Ahhhh. Well, I suppose everyone knew I had a thing for the 1950's (hence the aprons...) but I've never done much except look at things online and listen to a bit of music.
So, a while back I started thinking about sewing some 1950's clothes, and started looking at vintage patterns on Etsy. Oh my God! What a selection and so DREAMY! Women absolutely looked like women back then. Most of it I could even wear today...so I actually ordered several. These to be exact:
Wouldn't this be so cute to wear even now???!
So I know the first and last one of the three are later 1950's, but I like them anyways.
I also just purchased another pattern from Etsy and I can't wait for it to arrive!! Isn't it amazing?
I'm so excited for this pattern! It's so amazing. It should fit perfectly, though I'm thinking I might need some sort of waist cincher to get the hourglass look right...right? I'm planning on actually wearing this to work and making it in a few in different colors...black, grey, maybe some sort of brown tweedy-ish fabric...
In my excitement for all the research I've done, I decided to cut my hair. I thought I'd try and get a vintage style. My lovely aunt cut it for me, and this is the first time it's been cut so short on top since my youth. Don't get too excited, though...it's still long-ish at about 6 inches. We left it longer at the back, and layered all over. Not a mullet, if that's what you're thinking...
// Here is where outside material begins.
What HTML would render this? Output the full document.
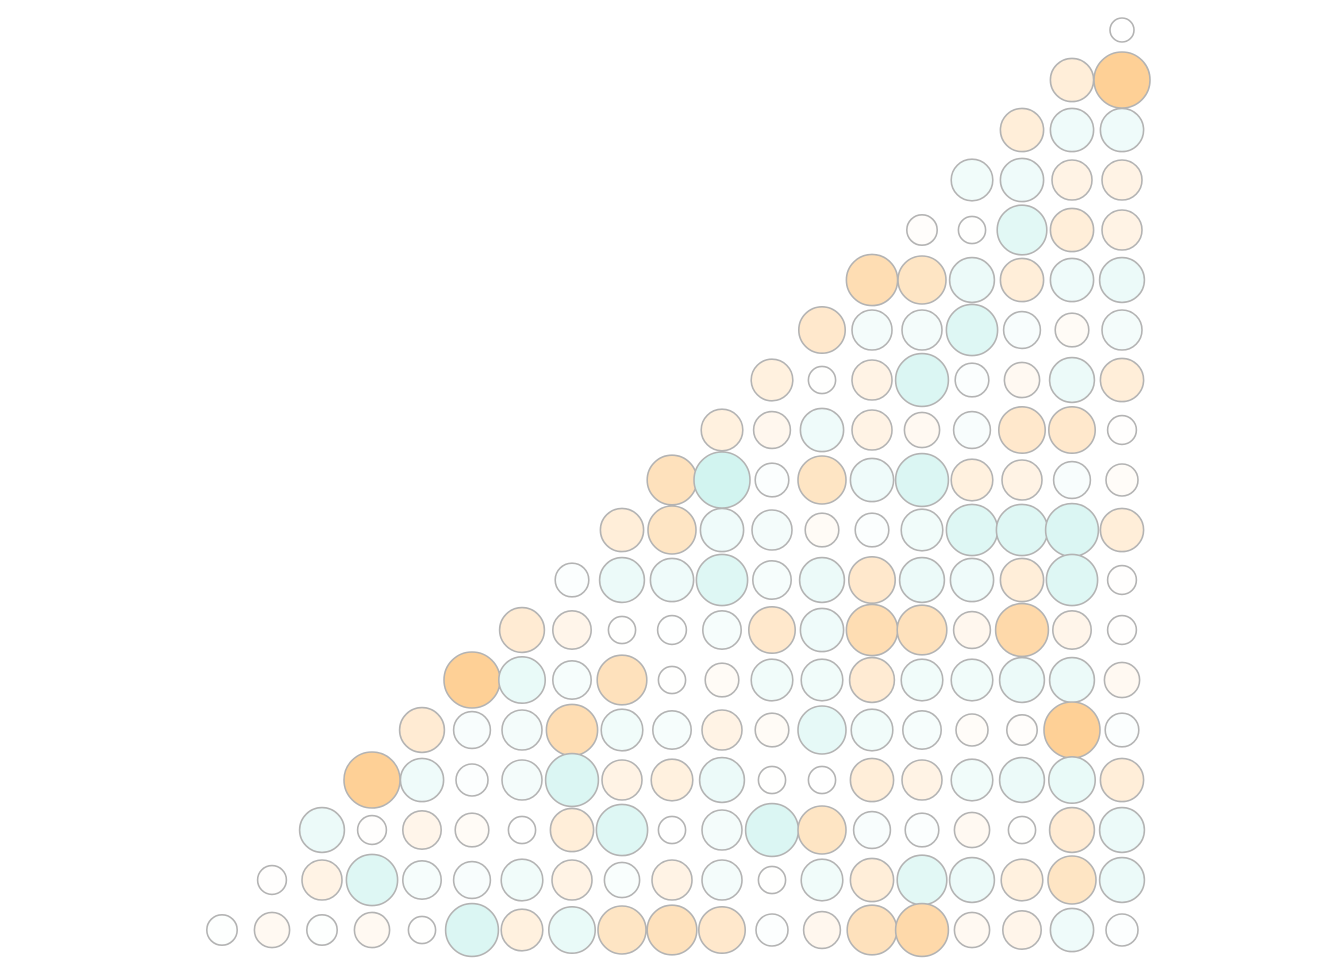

I'm still undecided if I like it or not, as I've been used to wash and go hair for the last, oh...decade. Naturally curly hair definitely makes a short cut a pain. It needs blowdrying and rolling in curlers for the right look, and hairspray. Lots and lots of hairspray. If only I had the courage to cut it to a shorter style, like Elizabeth Taylor in "A Place in the Sun" from 1951!! If you're interested in learning how to do various vintage hairstyles, check out Lisa Freemont Street on YouTube. She's amazing.
The fight with the curlers was...interesting. To make a very long story short, I figured out that sponge rollers work too well (think serious afro), and brush rollers are best with my fine hair and lack of interest in sleeping in rollers (my man was almost ready to run for cover. Not sexy at all!). To make my hair story even more "amusing", last week I decided to darken my hair to a nice chocolate brown - to cover up my natural roots, and for a change for the winter - and ended up with almost black. Sigh. Luckily, everyone says they like it. I hope they're not just being nice! You can see a little video I put up with my hair all done up in haircombs and curls. This is as close as I can get to the "poodle" style:
I have done a fair amount of looking for foundation garments, as well, since I don't think you can get the correct vintage look without it. However....I just can't get into the seriously pointy boobs! Am I the only one? My sister lent me a vintage dead stock bra from the 50's that she bought from eBay. It fits, but scares me in how POINTY it is. Talk about lift and separate! It's like my boobs weren't even on speaking terms. So I thought I'd make a pattern from it, and take a little of the pointyness away. It didn't really work. My man was so relieved when I took it off! I guess I need to reduce a LOT more, as it was still...dangerous. I'd heard that getting a soft cup bra (Playtex's 18 hr bra was specifically mentioned) will also give the right silhouette for those who can't afford a reproduction brassiere. So, off I headed to Wal Mart. The selection is dizzying, and depressing, at the same time. Yes, they are fairly pointy and keep your lady bits from talking to each other, however I'm apparently a smaller size than I thought...at least in Playtex's world. So small, in fact, that Playtex doesn't have a size to fit me!! Yeowch. I give up for a little bit. I'll revisit the pointy-boob issue later, once I'm desperate for the right look.
Next up, I'll need to make a crinoline and petticoat, as well as a few slips for under my new clothes I'll be making. I've also been drooling all over What Katy Did's little waist cincher. I'll need something like that if I want to get the early '50's "New Look" look right. If only I had a little more money. OK, a lot more. I never knew that the 1940's and 50's styles and pin-up looks were so popular!
Everything will be slow going on the sewing front, as I'm still in training for my current job for about two more weeks, plus I need to do some fabric shopping. Suit material isn't particularly cheap. Who knows when I'll have the time to start sewing, right?